Тутъ (и во многихъ подобныхъ случаяхъ, которыхъ не привожу) — явная игра. Но показательнѣе ея тѣ моменты, когда коммунистическій жаргонъ входитъ въ дѣловой обиходъ шпаны, причемъ ни натяжки, ни диссонанса не получается. Большевицкой терминологіей съ удобствомъ пользуются какъ разъ въ тѣхъ случаяхъ, когда за терминомъ лежитъ понятіе или обычай, заимствованное у большевиковъ. Воровское населеніе зовется «комуніей». Оно дѣлится на «районные коллективы», имѣющіе свой «центръ». Дѣла «выносятся на общее собраніе». Новичку даютъ воровскую кличку — его «октябрятъ». При этомъ онъ заполняетъ «анкетъ», а его имущество «икспирируется» и «регистрируется». Школа карманниковъ называется «фабзавучъ», и т. д. и т. д. Въ концѣ концовъ, оказывается, что шпанѣ удобно и нужно такое количество большевицкихъ навыковъ и эти навыки такъ легко усваиваются, что въ этомъ смыслѣ уже не пародіей, а правдой звучатъ ироническія слова Инженера Вошкина:

— Мы! Молодежь! Совѣцкая! Передовая!..


Замѣчательно, что перенимая большевицкіе навыки въ дурныхъ сторонахъ своей жалкой жизни, безпризорные остаются чужды большевизму во всѣхъ случаяхъ, когда подъ ихъ лохмотьями проявляется живая человѣческая душа (а проявляется она нерѣдко — и съ немалою прелестью).

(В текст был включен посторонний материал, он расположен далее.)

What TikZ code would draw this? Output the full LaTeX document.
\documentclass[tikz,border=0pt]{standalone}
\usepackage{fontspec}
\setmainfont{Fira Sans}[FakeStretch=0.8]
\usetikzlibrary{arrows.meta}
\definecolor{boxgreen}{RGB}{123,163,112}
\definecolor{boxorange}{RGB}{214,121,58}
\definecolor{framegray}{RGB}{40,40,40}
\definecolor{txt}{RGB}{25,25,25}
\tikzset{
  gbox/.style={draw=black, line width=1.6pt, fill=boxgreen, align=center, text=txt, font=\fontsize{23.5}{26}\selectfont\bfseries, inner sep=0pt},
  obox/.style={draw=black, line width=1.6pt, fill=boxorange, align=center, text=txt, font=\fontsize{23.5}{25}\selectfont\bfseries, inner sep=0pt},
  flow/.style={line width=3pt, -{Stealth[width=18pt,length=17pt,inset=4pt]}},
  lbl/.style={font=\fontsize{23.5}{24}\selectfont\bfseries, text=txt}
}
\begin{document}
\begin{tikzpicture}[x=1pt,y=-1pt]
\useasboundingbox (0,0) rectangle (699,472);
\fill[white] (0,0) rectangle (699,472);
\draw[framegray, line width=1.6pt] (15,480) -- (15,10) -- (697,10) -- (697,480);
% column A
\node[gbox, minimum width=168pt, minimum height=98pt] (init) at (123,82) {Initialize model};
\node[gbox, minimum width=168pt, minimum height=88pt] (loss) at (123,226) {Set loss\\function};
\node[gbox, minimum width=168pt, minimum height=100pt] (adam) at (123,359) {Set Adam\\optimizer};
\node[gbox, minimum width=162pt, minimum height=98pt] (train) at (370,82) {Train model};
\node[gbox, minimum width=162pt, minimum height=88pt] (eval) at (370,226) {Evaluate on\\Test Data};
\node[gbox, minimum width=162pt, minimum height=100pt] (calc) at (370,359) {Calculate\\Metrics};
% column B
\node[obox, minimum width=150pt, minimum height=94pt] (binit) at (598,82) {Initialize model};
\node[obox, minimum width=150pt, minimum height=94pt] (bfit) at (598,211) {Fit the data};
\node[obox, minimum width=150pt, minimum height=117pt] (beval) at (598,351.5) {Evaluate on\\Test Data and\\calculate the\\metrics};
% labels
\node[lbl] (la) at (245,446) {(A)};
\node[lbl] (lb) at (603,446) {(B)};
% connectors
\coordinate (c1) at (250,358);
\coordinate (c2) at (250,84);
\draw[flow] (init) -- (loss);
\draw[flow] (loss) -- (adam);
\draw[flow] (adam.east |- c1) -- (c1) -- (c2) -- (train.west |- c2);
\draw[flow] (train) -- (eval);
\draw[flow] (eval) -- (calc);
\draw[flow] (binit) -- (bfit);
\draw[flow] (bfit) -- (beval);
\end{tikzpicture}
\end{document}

Инженеръ Вошкинъ неспроста подшучиваетъ надъ большевиками: безпризорные ихъ не столько ненавидятъ, сколько презираютъ. Это презрѣніе Шишкову удалось показать на двухъ примѣрахъ, отлично построенныхъ: одинъ касается «идеологіи» большевиковъ, другой — ихъ «соціальнаго строительства».

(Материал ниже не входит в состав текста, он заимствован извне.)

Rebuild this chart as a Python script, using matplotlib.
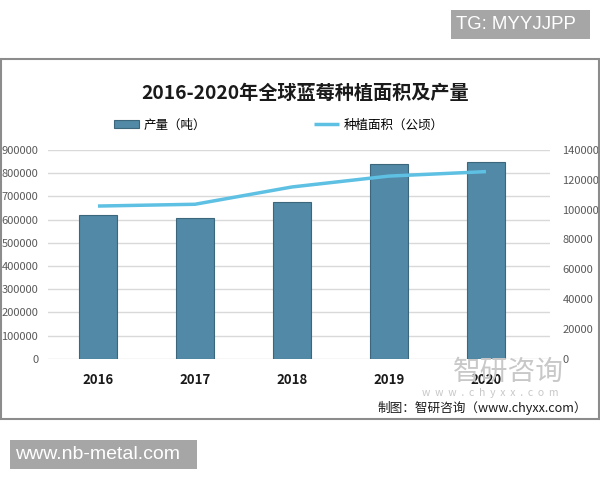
import matplotlib
matplotlib.use("Agg")
import matplotlib.pyplot as plt
from matplotlib.patches import Rectangle

plt.rcParams['font.family'] = ['Noto Sans CJK SC', 'DejaVu Sans']

# 数据
years = ["2016", "2017", "2018", "2019", "2020"]
production = [621000, 605000, 674000, 840000, 848000]   # 产量（吨）
area = [102400, 103600, 115200, 122500, 125500]          # 种植面积（公顷）
left_ticks = list(range(0, 900001, 100000))
right_ticks = list(range(0, 140001, 20000))

bar_color = "#5189a6"
bar_edge = "#3c667c"
line_color = "#5ec0e3"
grid_color = "#d9d9d9"
tick_color = "#595959"

W, H = 600, 480

def fx(px):
    return px / W

def fy(py):
    return 1 - py / H

fig = plt.figure(figsize=(6, 4.8), dpi=100)
fig.patch.set_facecolor("white")

# 外框
fig.patches.append(Rectangle((fx(1), fy(419)), 598 / W, 360 / H,
                             transform=fig.transFigure, fill=False,
                             edgecolor="#8c8c8c", lw=1.5))

ax = fig.add_axes([fx(48), fy(358.7), 502 / W, 208.7 / H])
x = range(len(years))
bars = ax.bar(x, production, width=0.4, color=bar_color, edgecolor=bar_edge,
              linewidth=0.8, zorder=3, label="产量（吨）")
ax.set_ylim(0, 900000)
ax.set_yticks(left_ticks)
ax.set_yticklabels([str(v) for v in left_ticks])
ax.set_xlim(-0.515, 4.66)
ax.set_xticks(list(x))
ax.set_xticklabels(years, fontweight="bold", fontsize=9.5, color="#1a1a1a")
ax.grid(axis="y", color=grid_color, lw=1, zorder=0)
for s in ax.spines.values():
    s.set_visible(False)
ax.tick_params(axis="y", length=0, pad=7, labelsize=8, labelcolor=tick_color)
ax.tick_params(axis="x", length=0, pad=10)

ax2 = ax.twinx()
line, = ax2.plot(list(x), area, color=line_color, lw=2.5, zorder=4,
                 solid_capstyle="butt", label="种植面积（公顷）")
ax2.set_ylim(0, 140000)
ax2.set_yticks(right_ticks)
ax2.set_yticklabels([str(v) for v in right_ticks])
for s in ax2.spines.values():
    s.set_visible(False)
ax2.tick_params(axis="y", length=0, pad=9, labelsize=8, labelcolor=tick_color)

# 标题与图例
fig.text(fx(305), fy(93), "2016-2020年全球蓝莓种植面积及产量",
         ha="center", va="center", fontsize=13.8, fontweight="bold", color="#1a1a1a")
fig.legend(handles=[bars, line], labels=["产量（吨）", "种植面积（公顷）"],
           ncol=2, loc="center", bbox_to_anchor=(fx(279), fy(125)),
           frameon=False, fontsize=9, handlelength=2.0, handleheight=0.55,
           handletextpad=0.4, columnspacing=8.6)

# 水印
fig.text(fx(508), fy(372), "智研咨询", ha="center", va="center",
         fontsize=20, color="#c8c8c8", zorder=1)
fig.text(fx(490), fy(393), "w  w  w  .  c  h  y  x  x  .  c  o  m", ha="center",
         va="center", fontsize=7.5, color="#c8c8c8", zorder=1)

# 来源
fig.text(fx(587), fy(408), "制图：智研咨询（www.chyxx.com）",
         ha="right", va="center", fontsize=9.1, color="#1a1a1a")

# 叠加的标签框
fig.patches.append(Rectangle((fx(451), fy(39)), 139 / W, 29 / H,
                             transform=fig.transFigure, facecolor="#a6a6a6",
                             edgecolor="none"))
fig.text(fx(456), fy(24.5), "TG: MYYJJPP", ha="left", va="center",
         fontsize=13.4, color="white", family="Liberation Sans")
fig.patches.append(Rectangle((fx(10), fy(469)), 187 / W, 29 / H,
                             transform=fig.transFigure, facecolor="#a6a6a6",
                             edgecolor="none"))
fig.text(fx(15), fy(454.5), "www.nb-metal.com", ha="left", va="center",
         fontsize=14, color="white", family="Liberation Sans")

fig.savefig("out.png", dpi=100)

Къ безпризорнымъ ходятъ комсомольцы — наставлять ихъ на путь истины. Эти невежественные и сытые совѣтскіе барчуки бесѣдуютъ съ безпризорными, какъ Вова изъ «Плодовъ Просвѣщенія» съ мужичками. Ихъ зовутъ чистоплюями. Религія служитъ, конечно, главною темою разговоровъ — и стоитъ послушать, съ какимъ презрительнымъ остроуміемъ отвѣчаютъ мальчишки совѣтскимъ философамъ, какъ заводятъ ихъ въ тупики, злятъ и высмѣиваютъ. Вотъ хотя бы отрывокъ такого діалога: комсомолецъ спрашиваетъ Фильку, видалъ ли онъ Бога.

— Нѣтъ, не видалъ, — отвѣтилъ Филька.

— А разъ не видалъ, значитъ Его и нѣтъ.

Филька засопѣлъ и спросилъ:

— А ты нашего Инженера Вошкина видалъ?

— Нѣтъ, — сказалъ молодой человѣкъ.

— Ну, значитъ, выходитъ Инженера Вошкина нѣту на свѣтѣ, а, промежду прочимъ, онъ бороду себѣ рисуетъ на мордѣ. Вотъ увидишь.

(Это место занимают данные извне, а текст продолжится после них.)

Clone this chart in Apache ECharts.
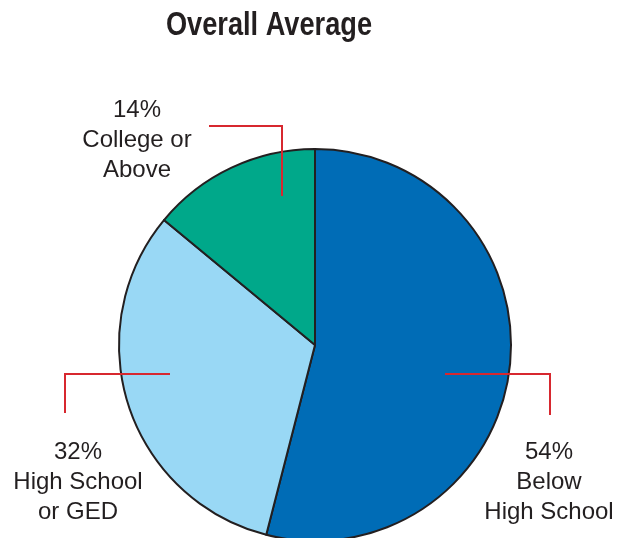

Отношеніе безпризорныхъ къ «соціальному строительству» показано на примѣрѣ дѣтдомовъ — пріютовъ для безпризорныхъ. Безпризорные весьма мѣтко критикуютъ эти бездарныя учрежденія, организаторовъ высмѣиваютъ, въ свое спасеніе при помощи большевиковъ не вѣрятъ, а къ питомцамъ дѣтдомовъ относятся съ ненавистыо, считая ихъ предателями, перебѣжчиками. Отношеніе къ этимъ питомцамъ (которыхъ зовутъ «красивыми») похоже на отношеніе совѣтскихъ гражданъ къ новоиспеченнымъ коммунистамъ. Зато и «красивые» боятся безпризорныхъ… Вообще въ тѣхъ мѣстахъ повѣсти, гдѣ ея герои соприкасаются съ властью, всякій разъ въ уменьшенномъ видѣ получается картина отношеній между самой Россіей и ея властью: презрѣніе и злоба съ одной стороны, страхъ и жестокость — съ другой. Тутъ произведеніе Шишкова, по мимо авторской воли и помимо цензуры (которая, видимо, хорошо поработала въ данномъ случаѣ) — перерастаетъ свой описательскій замыселъ. И недаромъ Амелька кричитъ комсомольцу, что большевики «отнимаютъ все».

— Что же мы отъ васъ отнимаемаъ?— спрашиваетъ комсомолецъ.

— Волю!

Отвѣтъ самый точный, глубокій и полный.

Владиславъ Ходасевичъ
Возрожденіе, №1899, 14 августа 1930.